TRANSLATION TAKEN FROM BERTRAM COLGRAVE AND R. A. B. MYNORS, BEDE'S ECCLESIASTICAL HISTORY OF THE ENGLISH PEOPLE (OXFORD, 1969), pp. 14–20
Britain, once called Albion, is an island of the ocean and lies to the northwest, being opposite Germany, Gaul and Spain, which form the greater part of Europe, though at a considerable distance from them. It extends 800 miles to the north, and is 200 miles broad, save only where several promontories stretch out further and, counting these, the whole circuit of the coast line covers 4,875 miles. To the south lies Belgic Gaul, from which the city called Rutubi Portus (Which the English now corruptly call Reptacaestir) is the nearest port for travellers. Between this and the closest point in the land of the Morini, Gessoriacum, is a crossing of fifty miles or, as some writers have it, 450 stadia. Behind the island, where it lies open to the boundless ocean, are the Orkney islands.

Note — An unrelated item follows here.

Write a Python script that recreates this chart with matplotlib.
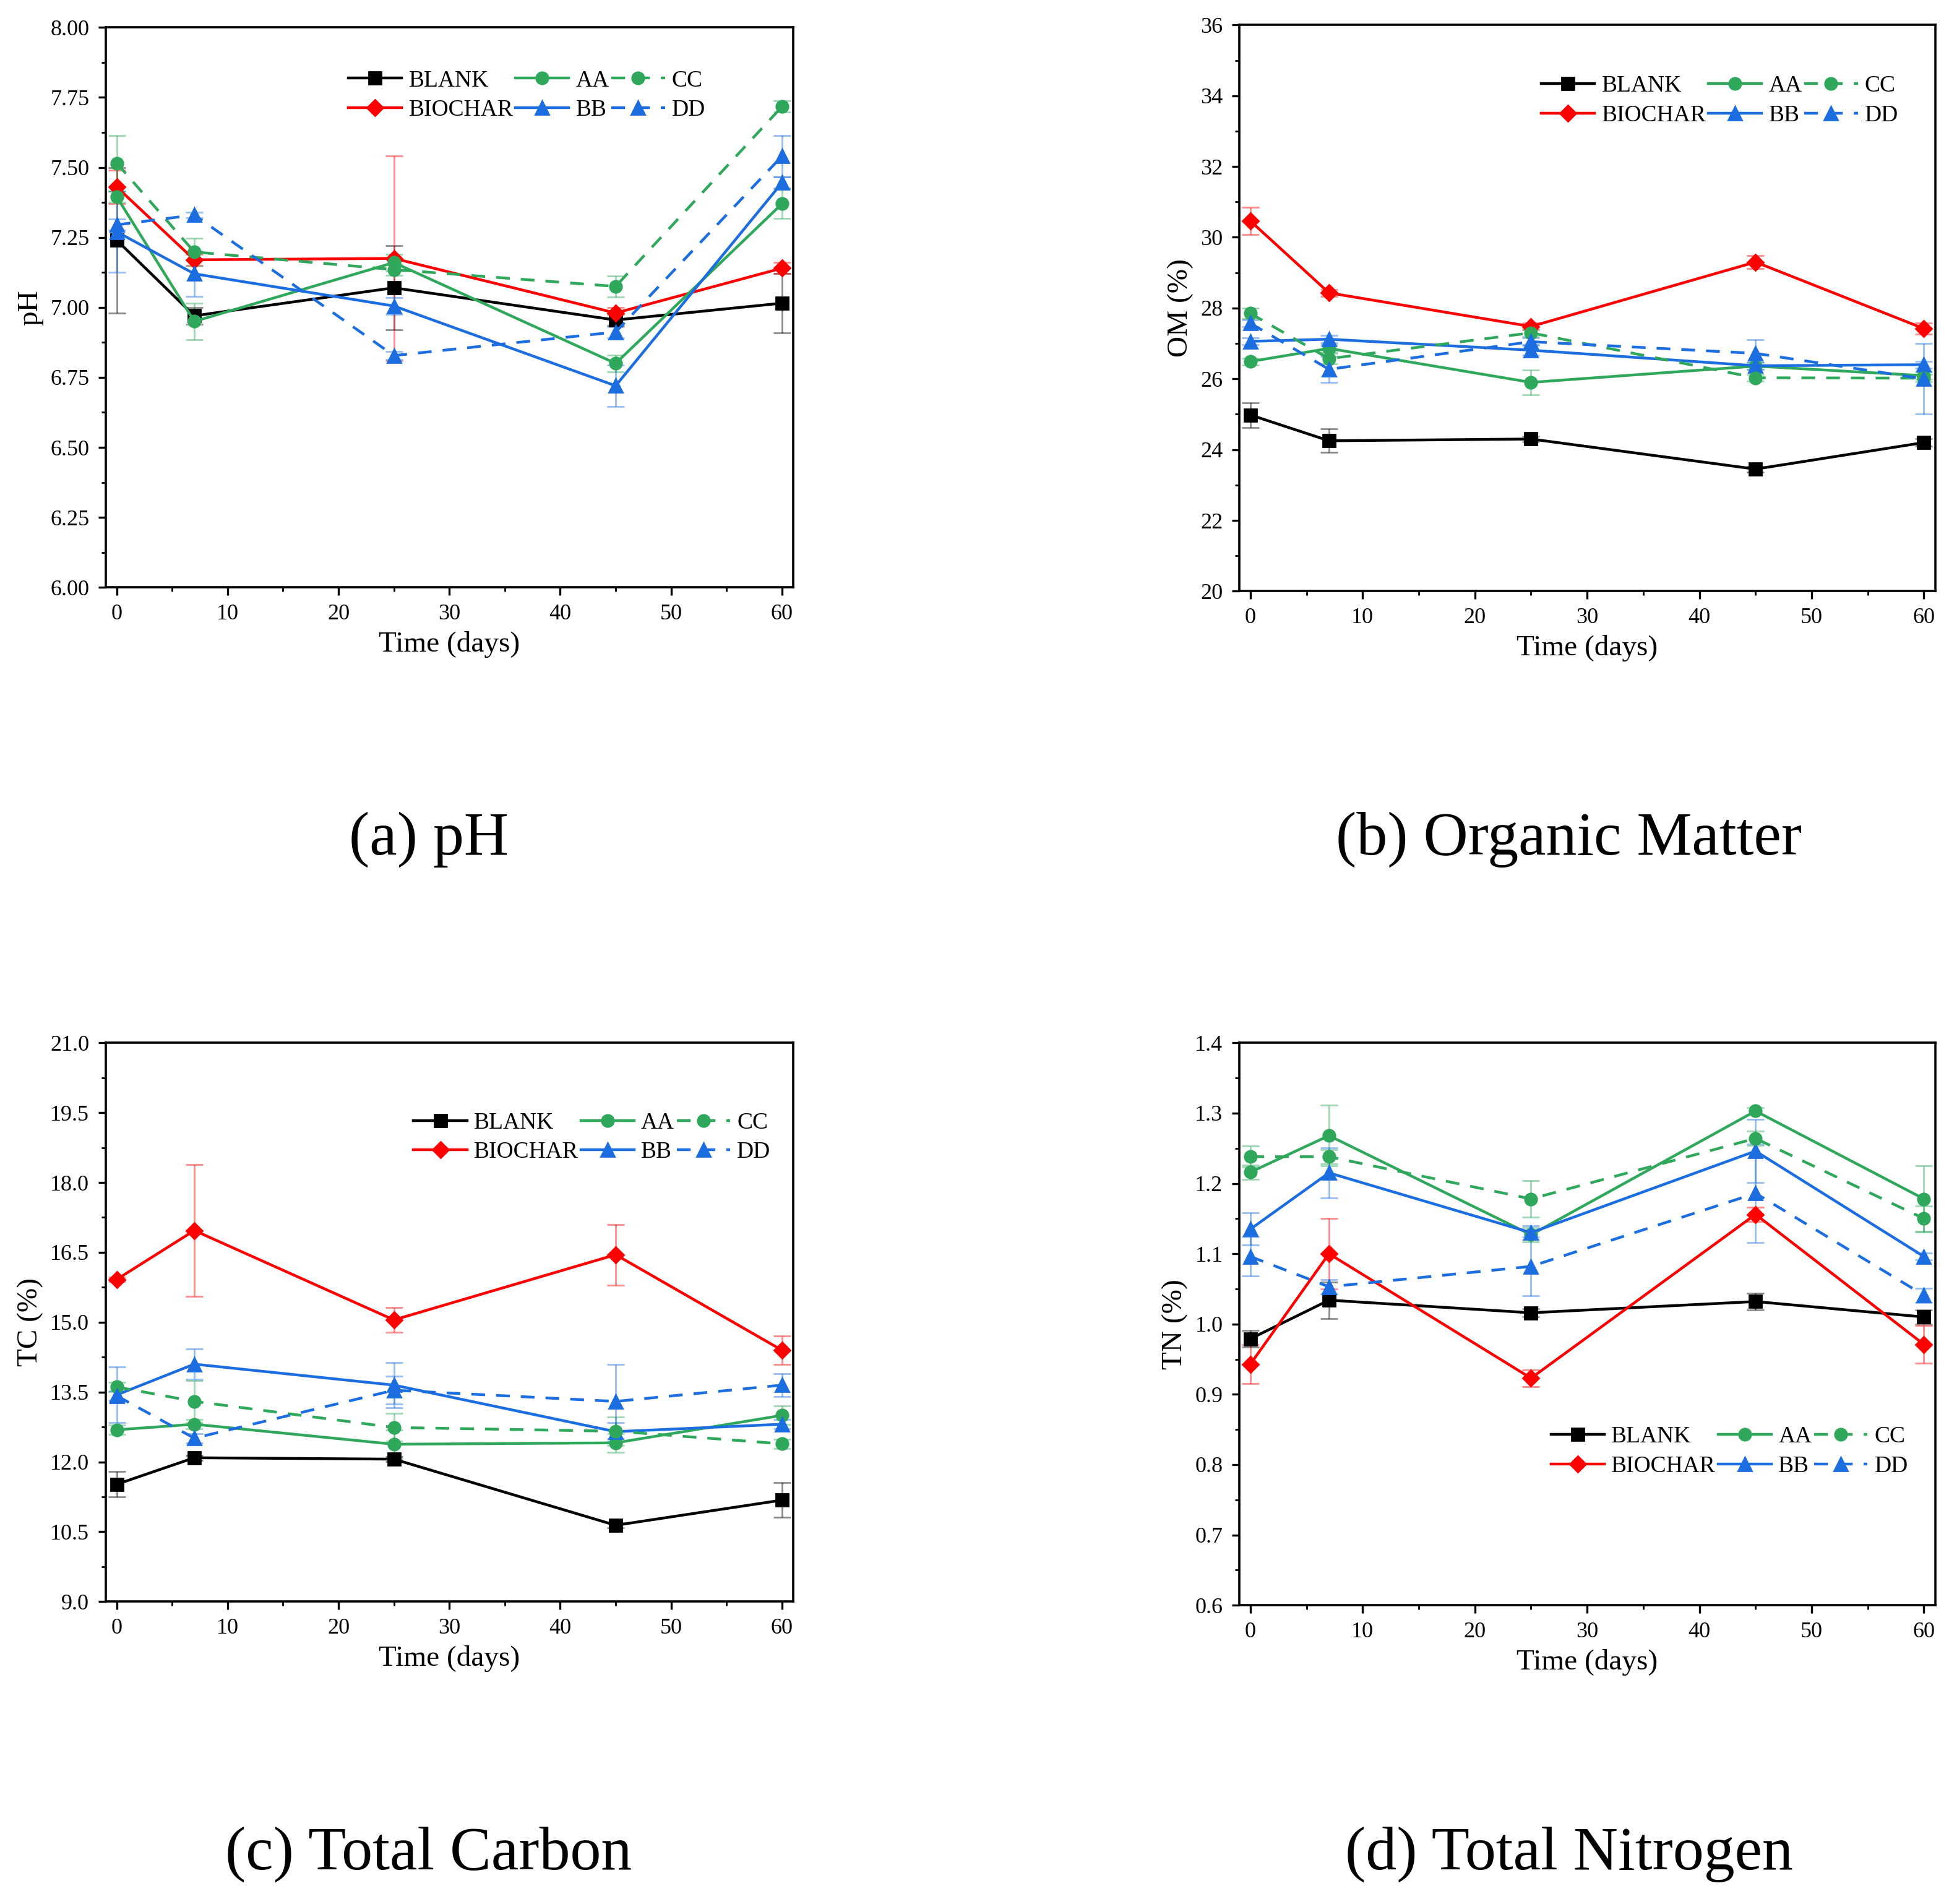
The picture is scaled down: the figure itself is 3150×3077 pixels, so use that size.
import matplotlib
matplotlib.use("Agg")
import matplotlib.pyplot as plt
from matplotlib.ticker import MultipleLocator, FormatStrFormatter

plt.rcParams["font.family"] = ["Liberation Serif", "DejaVu Serif"]

days = [0, 7, 25, 45, 60]
labels = ["BLANK", "BIOCHAR", "AA", "BB", "CC", "DD"]

# ---- pH ---------------------------------------------------------------
ph = {
    "BLANK":   [7.24, 6.97, 7.07, 6.955, 7.015],
    "BIOCHAR": [7.43, 7.17, 7.175, 6.98, 7.14],
    "AA":      [7.395, 6.95, 7.16, 6.80, 7.37],
    "BB":      [7.27, 7.12, 7.005, 6.72, 7.445],
    "CC":      [7.515, 7.198, 7.135, 7.075, 7.717],
    "DD":      [7.295, 7.33, 6.828, 6.912, 7.54],
}
ph_err = {
    "BLANK":   [0.26, 0.03, 0.15, 0.02, 0.105],
    "BIOCHAR": [0.06, 0.02, 0.365, 0.02, 0.02],
    "AA":      [0.02, 0.065, 0.03, 0.03, 0.053],
    "BB":      [0.145, 0.08, 0.03, 0.075, 0.02],
    "CC":      [0.10, 0.05, 0.02, 0.037, 0.02],
    "DD":      [0.02, 0.01, 0.015, 0.02, 0.075],
}

# ---- Organic matter ---------------------------------------------------
om = {
    "BLANK":   [24.98, 24.25, 24.3, 23.45, 24.2],
    "BIOCHAR": [30.46, 28.43, 27.48, 29.3, 27.42],
    "AA":      [26.49, 26.86, 25.9, 26.36, 26.09],
    "BB":      [27.06, 27.12, 26.81, 26.37, 26.4],
    "CC":      [27.85, 26.57, 27.3, 26.03, 26.02],
    "DD":      [27.57, 26.27, 27.05, 26.72, 26.0],
}
om_err = {
    "BLANK":   [0.35, 0.33, 0.08, 0.08, 0.1],
    "BIOCHAR": [0.38, 0.1, 0.1, 0.19, 0.15],
    "AA":      [0.1, 0.1, 0.35, 0.1, 0.1],
    "BB":      [0.1, 0.1, 0.15, 0.1, 0.1],
    "CC":      [0.15, 0.15, 0.1, 0.1, 0.1],
    "DD":      [0.1, 0.37, 0.1, 0.38, 1.0],
}

# ---- Total carbon -----------------------------------------------------
tc = {
    "BLANK":   [11.52, 12.09, 12.06, 10.64, 11.18],
    "BIOCHAR": [15.92, 16.97, 15.05, 16.45, 14.40],
    "AA":      [12.69, 12.81, 12.38, 12.41, 13.0],
    "BB":      [13.44, 14.10, 13.65, 12.65, 12.81],
    "CC":      [13.61, 13.30, 12.74, 12.66, 12.39],
    "DD":      [13.42, 12.51, 13.54, 13.30, 13.65],
}
tc_err = {
    "BLANK":   [0.27, 0.05, 0.05, 0.05, 0.37],
    "BIOCHAR": [0.05, 1.42, 0.27, 0.65, 0.30],
    "AA":      [0.1, 0.1, 0.3, 0.2, 0.2],
    "BB":      [0.6, 0.32, 0.48, 0.2, 0.1],
    "CC":      [0.1, 0.45, 0.3, 0.3, 0.1],
    "DD":      [0.1, 0.1, 0.3, 0.8, 0.25],
}

# ---- Total nitrogen ---------------------------------------------------
tn = {
    "BLANK":   [0.979, 1.034, 1.016, 1.032, 1.010],
    "BIOCHAR": [0.943, 1.10, 0.923, 1.156, 0.971],
    "AA":      [1.216, 1.268, 1.127, 1.303, 1.178],
    "BB":      [1.135, 1.215, 1.130, 1.246, 1.096],
    "CC":      [1.238, 1.238, 1.178, 1.264, 1.150],
    "DD":      [1.096, 1.053, 1.082, 1.186, 1.041],
}
tn_err = {
    "BLANK":   [0.012, 0.026, 0.006, 0.012, 0.01],
    "BIOCHAR": [0.028, 0.05, 0.012, 0.01, 0.027],
    "AA":      [0.01, 0.043, 0.01, 0.005, 0.047],
    "BB":      [0.023, 0.036, 0.01, 0.045, 0.005],
    "CC":      [0.015, 0.01, 0.026, 0.01, 0.018],
    "DD":      [0.028, 0.01, 0.042, 0.07, 0.01],
}

GREEN = "#2fa85c"
BLUE = "#1c6ee0"
STYLE = {
    "BLANK":   dict(color="black", marker="s", ls="-", ms=7),
    "BIOCHAR": dict(color="#ff0000", marker="D", ls="-", ms=6.5),
    "AA":      dict(color=GREEN, marker="o", ls="-", ms=7),
    "BB":      dict(color=BLUE, marker="^", ls="-", ms=8),
    "CC":      dict(color=GREEN, marker="o", ls=(0, (5, 4)), ms=7),
    "DD":      dict(color=BLUE, marker="^", ls=(0, (5, 4)), ms=8),
}

fig = plt.figure(figsize=(15.75, 15.385), dpi=200)

panels = [
    # rect, data, err, ylim, major, minor, fmt, ylabel, legend loc, anchor
    ([0.0542, 0.6915, 0.3527, 0.2941], ph, ph_err, (6.0, 8.0), 0.25, 0.125, "%.2f",
     "pH", "upper left", (0.353, 0.924)),
    ([0.6358, 0.6895, 0.3571, 0.2974], om, om_err, (20, 36), 2, 1, "%d",
     "OM (%)", "upper left", (0.434, 0.911)),
    ([0.0542, 0.1588, 0.3527, 0.2935], tc, tc_err, (9.0, 21.0), 1.5, 0.75, "%.1f",
     "TC (%)", "upper left", (0.448, 0.876)),
    ([0.6358, 0.1569, 0.3571, 0.2954], tn, tn_err, (0.6, 1.4), 0.1, 0.05, "%.1f",
     "TN (%)", "lower left", (0.448, 0.228)),
]

for rect, data, err, ylim, major, minor, fmt, ylabel, loc, anchor in panels:
    ax = fig.add_axes(rect)
    handles = []
    for name in labels:
        st = STYLE[name]
        ax.errorbar(days, data[name], yerr=err[name], fmt="none",
                    ecolor=st["color"], elinewidth=1.0, capsize=5, capthick=1.0,
                    alpha=0.45, zorder=2)
        h, = ax.plot(days, data[name], color=st["color"], ls=st["ls"],
                     marker=st["marker"], ms=st["ms"], lw=1.6, zorder=3,
                     label=name)
        handles.append(h)
    ax.set_xlim(-1, 61)
    ax.set_ylim(*ylim)
    ax.xaxis.set_major_locator(MultipleLocator(10))
    ax.xaxis.set_minor_locator(MultipleLocator(5))
    ax.yaxis.set_major_locator(MultipleLocator(major))
    ax.yaxis.set_minor_locator(MultipleLocator(minor))
    ax.yaxis.set_major_formatter(FormatStrFormatter(fmt))
    ax.tick_params(which="major", direction="out", length=4.5, width=1.2,
                   labelsize=13, pad=5)
    ax.tick_params(which="minor", direction="out", length=2.5, width=1.0)
    for sp in ax.spines.values():
        sp.set_linewidth(1.3)
    ax.set_xlabel("Time (days)", fontsize=17, labelpad=4)
    ax.set_ylabel(ylabel, fontsize=17, labelpad=4)
    ax.legend(handles=handles, ncol=3, loc=loc, bbox_to_anchor=anchor,
              frameon=False, fontsize=13.5, handlelength=2.3, handletextpad=0.3,
              columnspacing=0.1, labelspacing=0.35, borderaxespad=0,
              borderpad=0)

captions = [(0.22, 0.559, "(a) pH"), (0.805, 0.559, "(b) Organic Matter"),
            (0.22, 0.026, "(c) Total Carbon"), (0.805, 0.026, "(d) Total Nitrogen")]
for x, y, s in captions:
    fig.text(x, y, s, ha="center", va="center", fontsize=36)

fig.savefig("out.png", dpi=200)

The island is rich in crops and trees, and has good pasturage for cattle and beasts of burden. It also produces vines in certain districts and has plenty of both land- and waterfowl of various kinds. It is remarkable too for its rivers, which abound in fish, particularly salmon and eels and for copious springs. Seals as well as dolphins are frequently captured and even whales; besides these there are various kinds of shellfish, among which are mussels, and enclosed in these there are often found excellent pearls of every colour, red and purple, violet and green, but mostly white.